Repairs or replacements that reduce the thermal performance
Provided it has a minimal effect, repaired or replaced building elements that do not strictly meet the energy efficiency performance of the old building element may be acceptable.
Slightly less performance might be accepted when:
- there is limited availability of an 'identical' replacement (such as standard sizes/dimensions may have changed slightly since the original element was constructed)
- other considerations such as the use of second-hand parts have slightly different sizes/properties.
When considering the compliance of the thermal envelope with Clause H1, the requirement 'to limit uncontrollable airflow' is also relevant.
The overall energy efficiency of the building envelope may be the same after the repair or replacement if a decrease in thermal resistance is offset by an increase in air-tightness.
A reasonable rule-of-thumb is to allow alterations and repairs that:
- are less than two percent of the total area of the thermal envelope
- perform no less than 20 percent below that of the original building element.
For example, an old single-glazed wooden window may be replaced with a single-glazed aluminium window if the area of the window is less than two percent of the area of the thermal envelope of the building.
The thermal resistance of the single-glazed aluminium window is R0.15, which is 20 percent less than the thermal resistance of the single-glazed wooden window, R0.19. In a typical house, this would equate to reducing the total thermal resistance by less than one percent.
It is highly unlikely that the cost of installing insulation elsewhere in the building would be less than the small increase in the cumulative energy costs. Any increase in air-tightness would also help to counter the loss in thermal resistance.
Additions and extensions
Additions or extensions to a house involve both new construction and the alteration of an existing building. The new construction could be as small as cutting a window into an existing wall, or could be as large as adding a whole new storey to an existing building
The new construction, must meet the requirements of Clause H1, but the rest of the building does not have to be upgraded to comply with H1. The altered building must comply with Clause H1 to at least the same extent as it did before the alteration. In other words, the overall energy efficiency of the building cannot be made worse by the alteration.
A simple way to comply with H1 is to comply with the Acceptable Solution. If any of the proposed construction R-values are lower than those required in the acceptable solution, or the other requirements are not all met, you can use the calculation or modelling method to evaluate options and to come up with a design that will comply.
The only time existing parts of a building would need upgrading is if the building performs less energy efficiently because of the addition or extension. However, any required upgrade is not to the level set in Clause H1, but to bring the building back to the level of thermal performance it enjoyed before the addition or extension.
You can find two examples below of extensions to an existing house where upgrading is and is not required.
Example - extensions with no upgrade
If a new room is added to the side of an existing house, then the extension (the floor, roof, walls and windows) will need to comply with Clause H1.
The untouched existing parts of the house will have the same performance (thermal resistance) after the alteration as they did before.
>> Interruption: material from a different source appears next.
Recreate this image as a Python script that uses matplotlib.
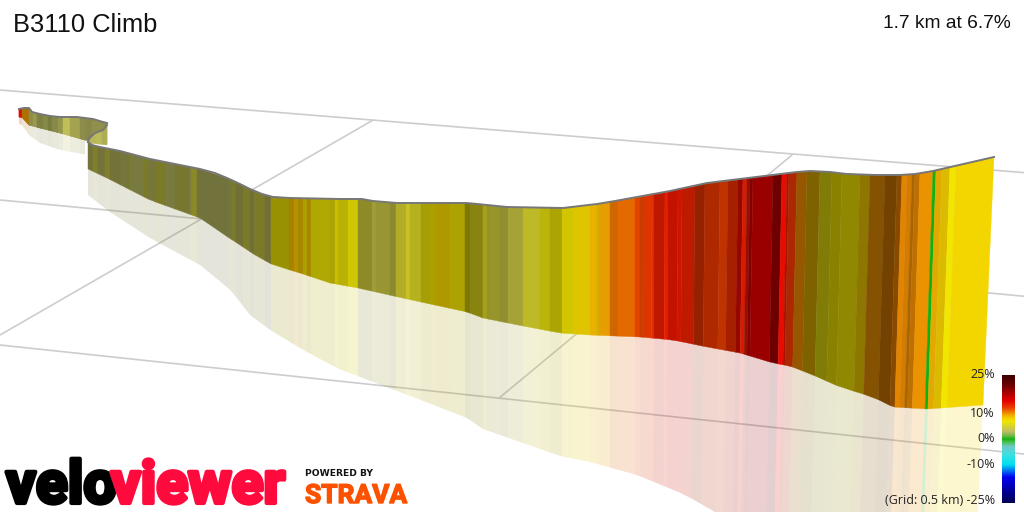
import numpy as np
import matplotlib
matplotlib.use("Agg")
import matplotlib.pyplot as plt
from matplotlib.colors import LinearSegmentedColormap
from matplotlib.collections import PolyCollection
import matplotlib.patheffects as pe

TITLE = "B3110 Climb"
SUMMARY = "1.7 km at 6.7%"
GRID_NOTE = "(Grid: 0.5 km)"
LEGEND_TICKS = [25, 10, 0, -10, -25]

# colour scale: gradient (%) -> colour
scale_pct = [-25, -20, -15, -10, -6, -3, -1, 0, 1, 3, 5, 7, 8.5, 10, 12, 15, 18, 21, 25]
scale_col = ["#000050", "#0000a0", "#0000f0", "#00e0f0", "#40e0e0", "#70c8c8", "#40c040",
             "#10b010", "#60b840", "#bebe64", "#d7d232", "#f0e600", "#f5c800", "#f09600",
             "#eb4600", "#e60000", "#aa0000", "#6e0000", "#3c0000"]

# outlines
far_top_x = [19, 24, 29, 32, 40, 50, 60, 77, 93, 103, 107]
far_top_y = [109, 108, 108, 112, 114, 116, 117, 117, 119, 122, 123]
far_bot_x = [19, 28, 29, 40, 60, 88, 107]
far_bot_y = [117, 118, 125, 128, 133, 141, 144]
far_ref_x = [19, 28, 29, 40, 60, 88]
far_ref_y = [124, 127, 135, 143, 150, 155]
far_edges = [19, 22, 29, 33, 37, 40, 43, 48, 52, 58, 63, 70, 80, 85, 92, 100, 107]
far_grad = [14, 9.8, 3, 3.2, 3, 2.8, 3, 2.8, 3, 3.1, 3.4, 3.2, 3, 3, 3, 3]
far_shade = [.9, .72, .75, .8, .68, .68, .72, .66, .72, .78, .98, .85, .74, .72, .76, .76]

ret_top_x = [88, 89, 95, 103, 107]
ret_top_y = [142, 138, 133, 130, 125]
ret_bot_x = [88, 107]
ret_bot_y = [143, 145]
ret_edges = [88, 96, 102, 107]
ret_grad = [3.2, 3.3, 3.2]
ret_shade = [.95, .97, .9]

main_top_x = [88, 92, 100, 120, 150, 200, 215, 227, 240, 250, 262, 273, 290, 340, 362, 373, 397, 467, 507,
              563, 580, 597, 615, 637, 670, 707, 797, 810, 830, 847, 875, 900, 915, 933, 994]
main_top_y = [142, 145, 147, 151, 159, 169, 173, 178, 184, 189, 194, 197, 198, 199, 199, 201, 203, 203, 207,
              208, 206, 204, 201, 197, 191, 183, 172, 171, 172, 174, 175, 175, 174, 171, 157]
main_bot_x = [88, 107, 150, 200, 217, 237, 255, 273, 300, 330, 358, 407, 467, 483, 523, 560, 590, 640, 673,
              707, 740, 773, 790, 813, 840, 873, 893, 927, 983]
main_bot_y = [169, 178, 200, 218, 230, 243, 255, 265, 273, 283, 288, 299, 312, 318, 326, 333, 335, 337, 340,
              347, 353, 363, 366, 375, 387, 397, 407, 409, 405]
main_ref_x = [88, 110, 150, 200, 220, 233, 250, 273, 307, 337, 373, 413, 467, 483, 520, 560, 590, 637, 687,
              717, 800, 1000]
main_ref_y = [195, 212, 238, 265, 280, 293, 315, 332, 352, 368, 382, 397, 418, 429, 442, 456, 462, 475, 495,
              512, 550, 630]
tilt_x = [640, 934, 994]
tilt_v = [0, 8, 11]

main_edges = [88, 93, 98, 105, 110, 121, 127, 130, 144, 148, 156, 165, 175, 190, 192, 197, 201, 228, 232,
              236, 243, 250, 254, 265, 271, 289, 294, 298, 303, 307, 311, 318, 330, 335, 338, 348, 358,
              372, 376, 390, 396, 406, 410, 421, 430, 436, 450, 465, 470, 483, 487, 490, 500, 508, 523,
              540, 550, 562, 573, 590, 597, 600, 610, 618, 635, 640, 643, 652, 654, 665, 668, 678, 682,
              695, 705, 720, 728, 738, 743, 747, 750, 753, 773, 782, 787, 789, 797, 807, 820, 832, 842,
              860, 870, 885, 897, 902, 907, 912, 915, 920, 933, 936, 942, 950, 956, 994]
main_grad = [3.2, 4.2, 3.2, 4.2, 3.2, 3, 3.8, 3, 4.2, 3.2, 4.2, 3, 3.8, 3, 4.6, 3.2, 3, 3, 4.2,
             3.2, 4.2, 3.2, 4.2, 3.2, 6.8, 8.7, 8.7, 8.5, 7.5, 8.5, 7, 6.8, 6.8, 7, 6.8, 6.8, 4.6,
             4, 4.2, 4.2, 5, 5.5, 5.5, 6.5, 7.5, 8, 7.2, 6.5, 6, 5.5, 5, 4.5, 4.2, 4.2, 5.2,
             6.5, 6.8, 7.2, 7.8, 8.8, 8.6, 9.5, 10.8, 11, 12, 12, 12.5, 13, 13.7, 13.7, 14, 14, 13.6,
             12.7, 12.6, 12.3, 13, 14.5, 13.7, 14, 15, 15, 15, 14.5, 14, 12.6, 10.3, 8.8, 6.5, 7.2, 7.2,
             8.3, 10, 10.3, 10.5, 10.2, 10.2, 10.2, 10.2, 10, 0, 9, 8.2, 7, 7.8]
main_shade = [.6, .62, .6, .62, .6, .62, .6, .64, .6, .62, .6, .64, .6, .68, .66, .6, .6, .62, .6,
              .58, .6, .58, .6, .58, .64, .68, .75, .68, .72, .68, .73, .74, .72, .83, .78, .87, .67,
              .78, .74, .68, .82, .9, .82, .7, .72, .72, .72, .53, .6, .75, .7, .72, .7, .8, .87,
              .8, .72, .87, .92, .95, .88, .95, .87, .96, .96, .85, .94, 1, .82, 1, .84, .9, .82,
              .64, .75, .81, .71, .65, .92, .65, .57, .67, .48, 1, .73, .73, .63, .52, .55, .57, .6,
              .58, .55, .48, .57, .94, .88, .71, .79, .98, 1, .93, .9, 1, 1]

GRID = "#cdcdd0"
OUT = "#777777"

cmap = LinearSegmentedColormap.from_list(
    "grad", [((p + 25) / 50, c) for p, c in zip(scale_pct, scale_col)], N=512)
to_col = lambda g, s: tuple(np.array(cmap((g + 25) / 50)[:3]) * min(s, 1))

plt.rcParams["font.family"] = ["Liberation Sans", "DejaVu Sans"]
fig = plt.figure(figsize=(10.24, 5.12), dpi=100)
ax = fig.add_axes([0, 0, 1, 1])
ax.set_xlim(0, 1024)
ax.set_ylim(512, 0)
ax.axis("off")

# ground grid
L1 = lambda x: 90 + 0.0807 * x
L2 = lambda x: 200 + 0.094 * x
L3 = lambda x: 345 + 0.1065 * x
for L in (L1, L2, L3):
    ax.plot([0, 1024], [L(0), L(1024)], color=GRID, lw=1.2, zorder=1)
ax.plot([0, 373], [335, L1(373)], color=GRID, lw=1.2, zorder=1)
ax.plot([499, 792], [L3(499), 155], color=GRID, lw=1.2, zorder=1)


def wall(edges, grad, shade, tx, ty, bx, by, rx=None, ry=None, tilt=False, z=2):
    e = np.array(edges, float)
    k = np.interp(e, tilt_x, tilt_v) if tilt else np.zeros_like(e)
    yt = np.interp(e, tx, ty)
    xb = e - k
    yb = np.interp(xb, bx, by)
    cols = [to_col(g, s) for g, s in zip(grad, shade)]
    if rx is not None:
        slope = k / np.maximum(yb - yt, 1) * 1.1
        yr = np.interp(xb, rx, ry)
        xr = xb - slope * (yr - yb)
        polys = [[(xb[i], yb[i]), (xb[i + 1], yb[i + 1]), (xr[i + 1], yr[i + 1]), (xr[i], yr[i])]
                 for i in range(len(cols))]
        ax.add_collection(PolyCollection(polys, facecolors=[c + (0.19,) for c in cols],
                                         edgecolors="none", zorder=z))
    polys = [[(e[i], yt[i]), (e[i + 1], yt[i + 1]), (xb[i + 1], yb[i + 1]), (xb[i], yb[i])]
             for i in range(len(cols))]
    ax.add_collection(PolyCollection(polys, facecolors=cols, edgecolors=cols, linewidths=0.3, zorder=z + 0.1))


wall(far_edges, far_grad, far_shade, far_top_x, far_top_y, far_bot_x, far_bot_y)
wall(far_edges[:-3], far_grad[:-3], far_shade[:-3], far_top_x, far_top_y, far_bot_x, far_bot_y, far_ref_x, far_ref_y)
ax.plot(far_top_x, far_top_y, color=OUT, lw=1.4, zorder=3)
wall(ret_edges, ret_grad, ret_shade, ret_top_x, ret_top_y, ret_bot_x, ret_bot_y, z=3.2)
ax.plot(ret_top_x, ret_top_y, color=OUT, lw=1.4, zorder=3.4)
wall(main_edges, main_grad, main_shade, main_top_x, main_top_y, main_bot_x, main_bot_y,
     main_ref_x, main_ref_y, tilt=True, z=4)
ax.plot(main_top_x, main_top_y, color=OUT, lw=1.4, zorder=5)

# texts
ax.text(13, 25.5, TITLE, fontsize=18.4, va="center", ha="left", color="#111111", zorder=8)
ax.text(1011, 23, SUMMARY, fontsize=13.8, va="center", ha="right", color="#111111", zorder=8)

# gradient legend
ax.imshow(np.linspace(25, -25, 256).reshape(-1, 1), cmap=cmap, vmin=-25, vmax=25, aspect="auto",
          extent=(1002, 1015, 503, 375), zorder=8)
ax.set_xlim(0, 1024)
ax.set_ylim(512, 0)
for t in LEGEND_TICKS:
    label = f"{t}%" if t != -25 else f"{GRID_NOTE} {t}%"
    ax.text(995, 439 - t * 2.56 if abs(t) < 25 else (375 if t > 0 else 501), label, fontsize=9.0,
            family=["Open Sans", "DejaVu Sans"], ha="right", va="center", color="#222222", zorder=8)

# logos
for word, x, ha, c in (("velo", 6, "left", "#000000"), ("viewer", 285, "right", "#ff0a3c")):
    ax.text(x, 503, word, fontsize=42.5, family=["Roboto", "DejaVu Sans"], weight="bold", color=c, ha=ha,
            va="baseline", zorder=8, path_effects=[pe.withStroke(linewidth=3, foreground=c)])
ax.text(305, 474, "POWERED BY", fontsize=6.6, family=["DejaVu Sans"], weight="bold", color="#111111",
        ha="left", va="center", zorder=8)
ax.text(305, 503, "STRAVA", fontsize=19, family=["Roboto", "DejaVu Sans"], weight="bold", color="#fc5200",
        ha="left", va="baseline", zorder=8, path_effects=[pe.withStroke(linewidth=1, foreground="#fc5200")])

fig.savefig("out.png", dpi=100)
Once completed, the thermal resistance of the altered house will be at least as good as it was before the alteration (it might be better, given the extension complies with H1), therefore no upgrading is required.
Any parts of the house that previously formed the thermal envelope, but are now enclosed by the alteration (such as the side of a house onto which an extension is built), are no longer part of the thermal envelope.
If the Schedule method (contained in NZS 4218:2004) is used to show compliance with clause H1 then the glazing ratio should be calculated using the wall and glazing areas of the altered building, not just the extension.
Example - extension where upgrade is required
If you are inserting a double-glazed aluminium window (R0.26) into an existing wall (R0.5-R2.0), then the window itself will comply with H1/AS1, but the thermal resistance of the building envelope will be reduced.
In this case, you will need to upgrade some of the existing building to ensure the building performs at least as well as it did before the alteration.
You will need to add sufficient insulation elsewhere in the thermal envelope to offset the loss in thermal resistance at the new window.
Garages and conservatories
New garages or conservatories that are attached to a house and sit within the thermal envelope must comply with H1. This includes conservatories that are openly connected to the interior of the house or which are actively heated or cooled.
Attached garages or conservatories that are unconditioned (for example, not heated or cooled) and are outside the building thermal envelope do not need to comply with H1.
In these circumstances, any walls, windows or doors that sit between the garage or conservatory and the interior of the house will need to be appropriately insulated as they will form part of the thermal envelope.